Records with drawing code
****************************************

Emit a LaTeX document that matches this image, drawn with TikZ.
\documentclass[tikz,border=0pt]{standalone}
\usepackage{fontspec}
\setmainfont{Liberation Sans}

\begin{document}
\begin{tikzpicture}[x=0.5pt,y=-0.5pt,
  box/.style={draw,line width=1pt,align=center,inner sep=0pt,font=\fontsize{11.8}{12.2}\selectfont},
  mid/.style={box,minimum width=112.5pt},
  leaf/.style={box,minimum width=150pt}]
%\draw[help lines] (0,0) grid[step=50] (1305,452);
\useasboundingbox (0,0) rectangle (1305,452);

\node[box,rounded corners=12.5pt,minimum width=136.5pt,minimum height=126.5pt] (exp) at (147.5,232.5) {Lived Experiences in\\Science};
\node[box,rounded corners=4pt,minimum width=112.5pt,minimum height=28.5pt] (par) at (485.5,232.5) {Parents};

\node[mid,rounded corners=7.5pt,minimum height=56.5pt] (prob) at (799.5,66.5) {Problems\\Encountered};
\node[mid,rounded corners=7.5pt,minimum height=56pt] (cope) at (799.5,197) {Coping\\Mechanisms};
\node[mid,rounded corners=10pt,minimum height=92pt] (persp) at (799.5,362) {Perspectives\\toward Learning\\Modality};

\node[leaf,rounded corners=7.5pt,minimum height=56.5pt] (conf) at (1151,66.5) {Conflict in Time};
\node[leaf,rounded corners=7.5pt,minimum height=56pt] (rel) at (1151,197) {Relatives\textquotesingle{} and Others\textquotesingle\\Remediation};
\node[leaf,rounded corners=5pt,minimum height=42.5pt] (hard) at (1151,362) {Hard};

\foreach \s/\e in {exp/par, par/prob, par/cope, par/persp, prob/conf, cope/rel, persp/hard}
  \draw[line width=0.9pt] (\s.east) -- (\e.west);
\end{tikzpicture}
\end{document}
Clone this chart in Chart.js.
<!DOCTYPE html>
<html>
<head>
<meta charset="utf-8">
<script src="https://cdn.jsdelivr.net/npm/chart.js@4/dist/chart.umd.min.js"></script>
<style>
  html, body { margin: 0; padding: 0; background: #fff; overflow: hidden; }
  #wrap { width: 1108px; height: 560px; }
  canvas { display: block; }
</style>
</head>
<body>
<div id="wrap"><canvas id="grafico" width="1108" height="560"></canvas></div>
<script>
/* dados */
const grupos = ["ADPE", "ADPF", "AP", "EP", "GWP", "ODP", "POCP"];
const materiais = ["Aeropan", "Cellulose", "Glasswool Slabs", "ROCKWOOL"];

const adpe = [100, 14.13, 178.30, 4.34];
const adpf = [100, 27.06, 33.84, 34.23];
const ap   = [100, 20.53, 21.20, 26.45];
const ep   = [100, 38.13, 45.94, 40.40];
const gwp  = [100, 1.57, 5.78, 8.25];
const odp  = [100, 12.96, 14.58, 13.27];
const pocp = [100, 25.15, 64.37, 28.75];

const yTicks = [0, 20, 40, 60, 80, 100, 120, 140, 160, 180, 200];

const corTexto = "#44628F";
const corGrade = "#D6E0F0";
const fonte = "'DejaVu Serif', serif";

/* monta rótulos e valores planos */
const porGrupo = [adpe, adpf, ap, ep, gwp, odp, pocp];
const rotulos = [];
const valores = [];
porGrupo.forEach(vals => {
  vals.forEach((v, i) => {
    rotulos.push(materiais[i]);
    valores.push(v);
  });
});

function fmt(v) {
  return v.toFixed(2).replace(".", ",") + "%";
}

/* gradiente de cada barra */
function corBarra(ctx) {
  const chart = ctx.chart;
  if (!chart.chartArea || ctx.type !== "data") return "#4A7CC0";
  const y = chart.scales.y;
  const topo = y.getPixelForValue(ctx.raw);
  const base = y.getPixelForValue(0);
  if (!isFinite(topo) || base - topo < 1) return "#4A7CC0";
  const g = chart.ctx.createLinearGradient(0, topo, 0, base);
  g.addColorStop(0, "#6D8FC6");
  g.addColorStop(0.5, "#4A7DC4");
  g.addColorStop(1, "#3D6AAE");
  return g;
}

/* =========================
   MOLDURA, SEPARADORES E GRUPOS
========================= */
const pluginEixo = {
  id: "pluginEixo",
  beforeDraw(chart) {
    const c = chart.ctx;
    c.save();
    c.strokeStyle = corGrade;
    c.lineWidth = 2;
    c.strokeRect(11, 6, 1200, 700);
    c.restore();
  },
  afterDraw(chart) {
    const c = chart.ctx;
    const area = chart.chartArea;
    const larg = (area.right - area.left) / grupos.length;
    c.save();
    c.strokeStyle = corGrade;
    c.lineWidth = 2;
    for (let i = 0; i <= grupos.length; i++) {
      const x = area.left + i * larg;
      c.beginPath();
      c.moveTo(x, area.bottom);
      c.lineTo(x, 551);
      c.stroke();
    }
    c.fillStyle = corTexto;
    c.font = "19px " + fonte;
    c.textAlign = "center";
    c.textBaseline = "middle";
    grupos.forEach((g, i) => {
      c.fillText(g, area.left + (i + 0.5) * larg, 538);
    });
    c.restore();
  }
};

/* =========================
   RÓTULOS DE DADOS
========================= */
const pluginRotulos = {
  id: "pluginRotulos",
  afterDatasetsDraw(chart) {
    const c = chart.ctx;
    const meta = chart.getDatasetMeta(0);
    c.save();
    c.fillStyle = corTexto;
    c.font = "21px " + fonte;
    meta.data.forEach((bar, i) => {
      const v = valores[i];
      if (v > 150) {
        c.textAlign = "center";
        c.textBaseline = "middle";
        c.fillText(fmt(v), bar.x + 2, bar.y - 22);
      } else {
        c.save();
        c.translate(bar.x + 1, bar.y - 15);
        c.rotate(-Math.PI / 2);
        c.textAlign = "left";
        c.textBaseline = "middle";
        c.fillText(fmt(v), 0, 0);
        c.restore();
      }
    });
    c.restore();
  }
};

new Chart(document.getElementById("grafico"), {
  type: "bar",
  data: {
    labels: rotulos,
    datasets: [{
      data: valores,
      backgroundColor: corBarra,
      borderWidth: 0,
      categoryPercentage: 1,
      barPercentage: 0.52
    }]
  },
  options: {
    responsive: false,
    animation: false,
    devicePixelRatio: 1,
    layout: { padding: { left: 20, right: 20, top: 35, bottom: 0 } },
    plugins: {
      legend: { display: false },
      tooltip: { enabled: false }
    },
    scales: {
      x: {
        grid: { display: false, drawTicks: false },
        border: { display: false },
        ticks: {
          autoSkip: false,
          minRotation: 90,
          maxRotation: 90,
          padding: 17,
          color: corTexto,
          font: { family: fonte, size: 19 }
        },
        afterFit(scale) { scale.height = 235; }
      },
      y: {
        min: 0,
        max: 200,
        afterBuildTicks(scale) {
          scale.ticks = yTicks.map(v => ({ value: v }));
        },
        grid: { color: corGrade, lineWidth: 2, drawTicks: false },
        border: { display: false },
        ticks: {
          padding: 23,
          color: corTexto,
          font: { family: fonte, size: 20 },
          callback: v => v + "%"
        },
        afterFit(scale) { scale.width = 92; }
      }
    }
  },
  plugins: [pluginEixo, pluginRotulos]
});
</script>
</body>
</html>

****************************************

* _WORK INSTRUCTIONS_
Retype the whole listing, matching it exactly.

* _RESPONSE_
Emit a LaTeX document that matches this image, drawn with TikZ.
\documentclass[tikz,border=0pt]{standalone}
\usepackage{fontspec}
\setmainfont{Liberation Sans}

\begin{document}
\begin{tikzpicture}[x=0.5pt,y=-0.5pt,
  box/.style={draw,line width=1pt,align=center,inner sep=0pt,font=\fontsize{11.8}{12.2}\selectfont},
  mid/.style={box,minimum width=112.5pt},
  leaf/.style={box,minimum width=150pt}]
%\draw[help lines] (0,0) grid[step=50] (1305,452);
\useasboundingbox (0,0) rectangle (1305,452);

\node[box,rounded corners=12.5pt,minimum width=136.5pt,minimum height=126.5pt] (exp) at (147.5,232.5) {Lived Experiences in\\Science};
\node[box,rounded corners=4pt,minimum width=112.5pt,minimum height=28.5pt] (par) at (485.5,232.5) {Parents};

\node[mid,rounded corners=7.5pt,minimum height=56.5pt] (prob) at (799.5,66.5) {Problems\\Encountered};
\node[mid,rounded corners=7.5pt,minimum height=56pt] (cope) at (799.5,197) {Coping\\Mechanisms};
\node[mid,rounded corners=10pt,minimum height=92pt] (persp) at (799.5,362) {Perspectives\\toward Learning\\Modality};

\node[leaf,rounded corners=7.5pt,minimum height=56.5pt] (conf) at (1151,66.5) {Conflict in Time};
\node[leaf,rounded corners=7.5pt,minimum height=56pt] (rel) at (1151,197) {Relatives\textquotesingle{} and Others\textquotesingle\\Remediation};
\node[leaf,rounded corners=5pt,minimum height=42.5pt] (hard) at (1151,362) {Hard};

\foreach \s/\e in {exp/par, par/prob, par/cope, par/persp, prob/conf, cope/rel, persp/hard}
  \draw[line width=0.9pt] (\s.east) -- (\e.west);
\end{tikzpicture}
\end{document}
Clone this chart in Chart.js.
<!DOCTYPE html>
<html>
<head>
<meta charset="utf-8">
<script src="https://cdn.jsdelivr.net/npm/chart.js@4/dist/chart.umd.min.js"></script>
<style>
  html, body { margin: 0; padding: 0; background: #fff; overflow: hidden; }
  #wrap { width: 1108px; height: 560px; }
  canvas { display: block; }
</style>
</head>
<body>
<div id="wrap"><canvas id="grafico" width="1108" height="560"></canvas></div>
<script>
/* dados */
const grupos = ["ADPE", "ADPF", "AP", "EP", "GWP", "ODP", "POCP"];
const materiais = ["Aeropan", "Cellulose", "Glasswool Slabs", "ROCKWOOL"];

const adpe = [100, 14.13, 178.30, 4.34];
const adpf = [100, 27.06, 33.84, 34.23];
const ap   = [100, 20.53, 21.20, 26.45];
const ep   = [100, 38.13, 45.94, 40.40];
const gwp  = [100, 1.57, 5.78, 8.25];
const odp  = [100, 12.96, 14.58, 13.27];
const pocp = [100, 25.15, 64.37, 28.75];

const yTicks = [0, 20, 40, 60, 80, 100, 120, 140, 160, 180, 200];

const corTexto = "#44628F";
const corGrade = "#D6E0F0";
const fonte = "'DejaVu Serif', serif";

/* monta rótulos e valores planos */
const porGrupo = [adpe, adpf, ap, ep, gwp, odp, pocp];
const rotulos = [];
const valores = [];
porGrupo.forEach(vals => {
  vals.forEach((v, i) => {
    rotulos.push(materiais[i]);
    valores.push(v);
  });
});

function fmt(v) {
  return v.toFixed(2).replace(".", ",") + "%";
}

/* gradiente de cada barra */
function corBarra(ctx) {
  const chart = ctx.chart;
  if (!chart.chartArea || ctx.type !== "data") return "#4A7CC0";
  const y = chart.scales.y;
  const topo = y.getPixelForValue(ctx.raw);
  const base = y.getPixelForValue(0);
  if (!isFinite(topo) || base - topo < 1) return "#4A7CC0";
  const g = chart.ctx.createLinearGradient(0, topo, 0, base);
  g.addColorStop(0, "#6D8FC6");
  g.addColorStop(0.5, "#4A7DC4");
  g.addColorStop(1, "#3D6AAE");
  return g;
}

/* =========================
   MOLDURA, SEPARADORES E GRUPOS
========================= */
const pluginEixo = {
  id: "pluginEixo",
  beforeDraw(chart) {
    const c = chart.ctx;
    c.save();
    c.strokeStyle = corGrade;
    c.lineWidth = 2;
    c.strokeRect(11, 6, 1200, 700);
    c.restore();
  },
  afterDraw(chart) {
    const c = chart.ctx;
    const area = chart.chartArea;
    const larg = (area.right - area.left) / grupos.length;
    c.save();
    c.strokeStyle = corGrade;
    c.lineWidth = 2;
    for (let i = 0; i <= grupos.length; i++) {
      const x = area.left + i * larg;
      c.beginPath();
      c.moveTo(x, area.bottom);
      c.lineTo(x, 551);
      c.stroke();
    }
    c.fillStyle = corTexto;
    c.font = "19px " + fonte;
    c.textAlign = "center";
    c.textBaseline = "middle";
    grupos.forEach((g, i) => {
      c.fillText(g, area.left + (i + 0.5) * larg, 538);
    });
    c.restore();
  }
};

/* =========================
   RÓTULOS DE DADOS
========================= */
const pluginRotulos = {
  id: "pluginRotulos",
  afterDatasetsDraw(chart) {
    const c = chart.ctx;
    const meta = chart.getDatasetMeta(0);
    c.save();
    c.fillStyle = corTexto;
    c.font = "21px " + fonte;
    meta.data.forEach((bar, i) => {
      const v = valores[i];
      if (v > 150) {
        c.textAlign = "center";
        c.textBaseline = "middle";
        c.fillText(fmt(v), bar.x + 2, bar.y - 22);
      } else {
        c.save();
        c.translate(bar.x + 1, bar.y - 15);
        c.rotate(-Math.PI / 2);
        c.textAlign = "left";
        c.textBaseline = "middle";
        c.fillText(fmt(v), 0, 0);
        c.restore();
      }
    });
    c.restore();
  }
};

new Chart(document.getElementById("grafico"), {
  type: "bar",
  data: {
    labels: rotulos,
    datasets: [{
      data: valores,
      backgroundColor: corBarra,
      borderWidth: 0,
      categoryPercentage: 1,
      barPercentage: 0.52
    }]
  },
  options: {
    responsive: false,
    animation: false,
    devicePixelRatio: 1,
    layout: { padding: { left: 20, right: 20, top: 35, bottom: 0 } },
    plugins: {
      legend: { display: false },
      tooltip: { enabled: false }
    },
    scales: {
      x: {
        grid: { display: false, drawTicks: false },
        border: { display: false },
        ticks: {
          autoSkip: false,
          minRotation: 90,
          maxRotation: 90,
          padding: 17,
          color: corTexto,
          font: { family: fonte, size: 19 }
        },
        afterFit(scale) { scale.height = 235; }
      },
      y: {
        min: 0,
        max: 200,
        afterBuildTicks(scale) {
          scale.ticks = yTicks.map(v => ({ value: v }));
        },
        grid: { color: corGrade, lineWidth: 2, drawTicks: false },
        border: { display: false },
        ticks: {
          padding: 23,
          color: corTexto,
          font: { family: fonte, size: 20 },
          callback: v => v + "%"
        },
        afterFit(scale) { scale.width = 92; }
      }
    }
  },
  plugins: [pluginEixo, pluginRotulos]
});
</script>
</body>
</html>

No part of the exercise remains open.